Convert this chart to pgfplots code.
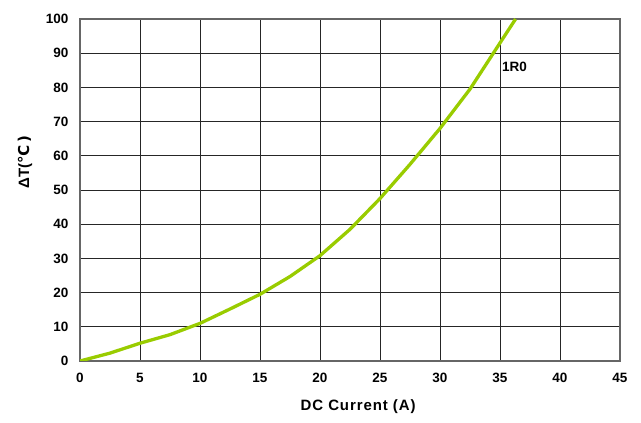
\documentclass[border=0pt]{standalone}
\usepackage{fontspec}
\setmainfont{Liberation Sans}
\newfontfamily\dejavu{DejaVu Sans}
\usepackage{pgfplots}
\pgfplotsset{compat=1.18}
\definecolor{curvegreen}{HTML}{99CC00}
\begin{document}
\begin{tikzpicture}[x=1pt,y=1pt]
\path[use as bounding box] (0,0) rectangle (641,423);
\begin{axis}[
  at={(80pt,62pt)}, anchor=south west,
  scale only axis, width=540pt, height=342pt,
  xmin=0, xmax=45, ymin=0, ymax=100,
  xtick={0,5,...,45}, ytick={0,10,...,100},
  grid=major,
  major grid style={draw=black!85, line width=0.7pt},
  axis line style={draw=black!60, line width=1.3pt},
  major tick length=0pt,
  /pgf/number format/assume math mode=true,
  tick label style={font=\fontsize{13.5}{15}\selectfont\bfseries},
  xticklabel style={yshift=-9pt},
  yticklabel style={xshift=-8pt},
  xlabel={DC Current (A)},
  xlabel style={font=\fontsize{15}{17}\addfontfeatures{LetterSpace=6}\bfseries, at={(axis description cs:0.515,-0.1345)}, anchor=center},
  ylabel={$\mathrm{}$\bfseries ΔT(\dejavu\bfseries ℃\,)},
  ylabel style={font=\fontsize{15}{17}\selectfont\bfseries, at={(axis description cs:-0.102,0.582)}, anchor=center, rotate=0},
  clip=true,
]
\addplot[color=curvegreen, line width=3.3pt, line join=round] coordinates {
(0,0) (2.5,2.3) (5,5.2) (7.5,7.7) (10,11) (12.5,15.2) (15,19.5) (17.5,24.7)
(20,30.8) (22.5,38.5) (25,47.5) (27.5,57.5) (30,68) (32.5,79.5) (35,93) (36.3,100)
};
\node[font=\fontsize{13.5}{15}\selectfont\bfseries] at (axis cs:36.2,86) {1R0};
\end{axis}
\end{tikzpicture}
\end{document}
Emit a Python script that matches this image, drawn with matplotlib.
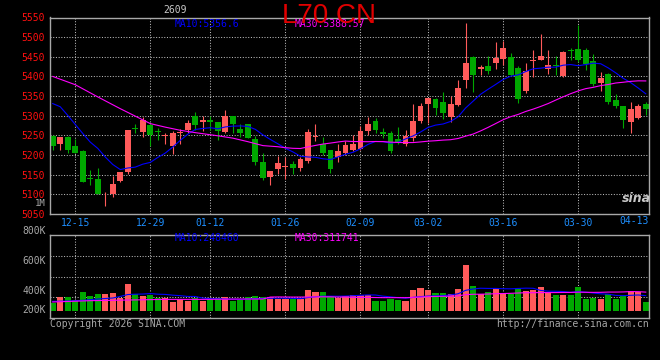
import numpy as np
import pandas as pd
import matplotlib
matplotlib.use("Agg")
import matplotlib.pyplot as plt
from matplotlib.transforms import blended_transform_factory

# daily candles, 2025-12-10 .. 2026-04-13
opens = [5249, 5228, 5245, 5224, 5211, 5141, 5139, 5087, 5102, 5134,
         5157, 5269, 5259, 5276, 5261, 5249, 5223, 5256, 5263, 5299,
         5284, 5288, 5283, 5258, 5299, 5267, 5278, 5240, 5183, 5145,
         5164, 5169, 5177, 5166, 5185, 5245, 5229, 5214, 5195, 5204,
         5214, 5216, 5261, 5286, 5258, 5257, 5242, 5227, 5244, 5286,
         5329, 5342, 5335, 5298, 5327, 5392, 5449, 5420, 5426, 5433,
         5445, 5450, 5422, 5364, 5439, 5442, 5420, 5430, 5400, 5467,
         5469, 5467, 5439, 5384, 5405, 5339, 5326, 5284, 5294, 5329]
highs = [5251, 5245, 5248, 5241, 5214, 5162, 5168, 5105, 5146, 5156,
         5263, 5278, 5297, 5281, 5270, 5256, 5261, 5267, 5289, 5310,
         5299, 5299, 5283, 5314, 5299, 5278, 5278, 5248, 5204, 5159,
         5198, 5195, 5184, 5195, 5266, 5280, 5245, 5214, 5227, 5235,
         5252, 5274, 5296, 5295, 5268, 5262, 5271, 5263, 5329, 5333,
         5346, 5346, 5360, 5350, 5392, 5536, 5453, 5430, 5452, 5487,
         5490, 5460, 5426, 5434, 5468, 5507, 5468, 5451, 5465, 5473,
         5532, 5473, 5456, 5411, 5409, 5356, 5326, 5335, 5329, 5335]
lows = [5214, 5214, 5206, 5204, 5132, 5124, 5102, 5071, 5094, 5131,
        5153, 5256, 5245, 5223, 5238, 5228, 5202, 5229, 5255, 5263,
        5261, 5263, 5238, 5255, 5256, 5245, 5244, 5174, 5136, 5124,
        5153, 5140, 5153, 5159, 5179, 5236, 5200, 5155, 5183, 5200,
        5210, 5214, 5250, 5257, 5244, 5206, 5227, 5223, 5236, 5282,
        5282, 5302, 5292, 5284, 5325, 5371, 5361, 5403, 5407, 5419,
        5430, 5401, 5333, 5359, 5398, 5442, 5405, 5403, 5399, 5441,
        5436, 5416, 5376, 5363, 5331, 5320, 5269, 5257, 5293, 5301]
closes = [5223, 5245, 5214, 5205, 5132, 5139, 5102, 5089, 5126, 5156,
          5263, 5267, 5289, 5250, 5258, 5251, 5256, 5259, 5282, 5276,
          5289, 5285, 5261, 5299, 5278, 5256, 5244, 5183, 5142, 5159,
          5179, 5172, 5168, 5189, 5259, 5248, 5206, 5164, 5210, 5225,
          5229, 5261, 5280, 5264, 5253, 5210, 5230, 5248, 5286, 5325,
          5346, 5320, 5308, 5329, 5371, 5434, 5404, 5424, 5413, 5447,
          5473, 5403, 5342, 5413, 5441, 5451, 5428, 5426, 5462, 5464,
          5443, 5431, 5380, 5397, 5335, 5326, 5288, 5316, 5325, 5318]
# volume, thousands
volume = [134, 224, 224, 179, 314, 252, 280, 280, 297, 213,
          448, 286, 246, 258, 213, 213, 151, 196, 168, 213,
          168, 202, 218, 230, 168, 174, 224, 246, 224, 224,
          196, 190, 190, 190, 347, 314, 314, 252, 213, 246,
          258, 258, 258, 168, 162, 196, 179, 157, 347, 381,
          347, 297, 297, 280, 364, 767, 414, 280, 314, 381,
          297, 280, 358, 330, 347, 398, 297, 263, 263, 263,
          398, 196, 213, 196, 286, 196, 246, 330, 314, 146]

# moving averages before enough in-window history exists
ma10_head = [5331, 5323, 5301, 5278, 5255, 5233, 5217, 5195, 5176]
ma30_head_idx = [0, 3, 6, 9, 13, 15, 17, 19, 22, 24, 26, 28]
ma30_head = [5400, 5379, 5348, 5318, 5280, 5271, 5263, 5257, 5249, 5243, 5234, 5224]
vma10_head_idx = [0, 2, 4, 6, 8]
vma10_head = [157, 162, 174, 196, 213]
vma30_head_idx = [0, 5, 10, 15, 20, 25, 28]
vma30_head = [146, 168, 179, 190, 190, 196, 196]

tick_idx = [3, 13, 21, 31, 41, 50, 60, 70]
tick_labels = ["12-15", "12-29", "01-12", "01-26", "02-09", "03-02", "03-16", "03-30"]
last_label = "04-13"
price_ticks = list(range(5050, 5551, 50))
vol_labels = ["800K", "600K", "400K", "200K"]

df = pd.DataFrame({"open": opens, "high": highs, "low": lows, "close": closes, "vol": volume})
n = len(df)
x = np.arange(n)
ma10 = df["close"].rolling(10).mean()
ma30 = df["close"].rolling(30).mean()
vma10 = df["vol"].rolling(10).mean()
vma30 = df["vol"].rolling(30).mean()

RED = "#FF5A5A"
GREEN = "#00A800"
BLUE = "#0000FF"
MAG = "#FF00FF"
GRID = "#B8B8B8"
FRAME = "#A8A8A8"
DATEC = "#1E8FFF"

plt.rcParams["font.family"] = ["DejaVu Sans Mono"]

W, H = 660, 360
fig = plt.figure(figsize=(W / 100, H / 100), dpi=100, facecolor="black")
ax = fig.add_axes([50 / W, 1 - 214 / H, 599 / W, 196.5 / H], facecolor="black")
axv = fig.add_axes([50 / W, 1 - 318 / H, 599 / W, 83 / H], facecolor="black")

up = df["close"] >= df["open"]
colors = np.where(up, RED, GREEN)

# candles
ax.vlines(x, df["low"], df["high"], colors=colors, lw=0.8, zorder=2)
body_lo = np.minimum(df["open"], df["close"])
body_h = np.maximum((df["close"] - df["open"]).abs(), 2.0)
ax.bar(x, body_h, bottom=body_lo, width=0.78, color=colors, linewidth=0, zorder=3)

ax.plot(list(range(9)) + list(x[9:]), ma10_head + list(ma10[9:]), color=BLUE, lw=0.8, zorder=4)
ax.plot(ma30_head_idx + list(x[29:]), ma30_head + list(ma30[29:]), color=MAG, lw=0.8, zorder=4)

# volume
axv.bar(x, df["vol"], width=0.82, color=colors, linewidth=0, zorder=3)
axv.plot(vma10_head_idx + list(x[9:]), vma10_head + list(vma10[9:]), color=BLUE, lw=0.8, zorder=4)
axv.plot(vma30_head_idx + list(x[29:]), vma30_head + list(vma30[29:]), color=MAG, lw=0.8, zorder=4)

xlim = (-0.36, 79.43)
for a in (ax, axv):
    a.set_xlim(*xlim)
    for s in a.spines.values():
        s.set_color(FRAME)
        s.set_linewidth(1.0)
        s.set_zorder(6)
    a.set_xticks(tick_idx)
    a.grid(True, color=GRID, lw=0.75, linestyle=(0, (1, 1.6)), zorder=1)
    a.set_axisbelow(True)
    a.tick_params(length=0)

ax.set_ylim(5050, 5550)
ax.set_yticks(price_ticks)
ax.set_yticklabels([str(p) for p in price_ticks])
ax.tick_params(axis="y", labelcolor="#FF1010", labelsize=7, pad=4)
ax.set_xticklabels(tick_labels)
ax.tick_params(axis="x", labelcolor=DATEC, labelsize=7, pad=3)
ax.text(1.0, -0.012, last_label, transform=ax.transAxes, ha="right", va="top",
        color=DATEC, fontsize=7)

vlo, vhi = -123, 1272
axv.set_ylim(vlo, vhi)
axv.set_yticks([vlo + (vhi - vlo) * f for f in (0.25, 0.5, 0.75)])
axv.set_yticklabels([])
axv.set_xticklabels([])
tr = blended_transform_factory(fig.transFigure, axv.transAxes)
for lab, f in zip(vol_labels, [1.048, 0.687, 0.325, 0.096]):
    axv.text(46 / W, f, lab, transform=tr, ha="right", va="center", color="#A8A8A8", fontsize=7)

def ftext(px, py, s, **kw):
    fig.text(px / W, 1 - py / H, s, **kw)

ftext(46, 204, "1M", ha="right", va="center", color="#A8A8A8", fontsize=6.5)
ftext(175, 10, "2609", ha="center", va="center", color="#C8C8C8", fontsize=7)
ftext(175, 24, "MA10:5356.6", ha="left", va="center", color=BLUE, fontsize=7)
ftext(295, 24, "MA30:5388.57", ha="left", va="center", color=MAG, fontsize=7)
ftext(175, 238, "MA10:248460", ha="left", va="center", color=BLUE, fontsize=7)
ftext(295, 238, "MA30:311741", ha="left", va="center", color=MAG, fontsize=7)
ftext(329, 16, "L70 CN", ha="center", va="center", color="#E00000", fontsize=20,
      family=["Liberation Sans", "DejaVu Sans"], zorder=10)
ftext(50, 324, "Copyright 2026 SINA.COM", ha="left", va="center", color="#A8A8A8", fontsize=7)
ftext(649, 324, "http://finance.sina.com.cn", ha="right", va="center", color="#A8A8A8", fontsize=7)
ftext(636, 199, "sina", ha="center", va="center", color="#C8C8C8", fontsize=9,
      style="italic", weight="bold", family=["DejaVu Sans"])

fig.savefig("out.png", dpi=100, facecolor="black")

● ● ● ● ● ● ●

• [INSTRUCTION]:
Your task is to retype exactly the lines from the one containing "Emit a Python" through the one containing "from matplotlib.transforms import", leaving every picture out.

• [FINAL ANSWER]:
Emit a Python script that matches this image, drawn with matplotlib.
import numpy as np
import pandas as pd
import matplotlib
matplotlib.use("Agg")
import matplotlib.pyplot as plt
from matplotlib.transforms import blended_transform_factory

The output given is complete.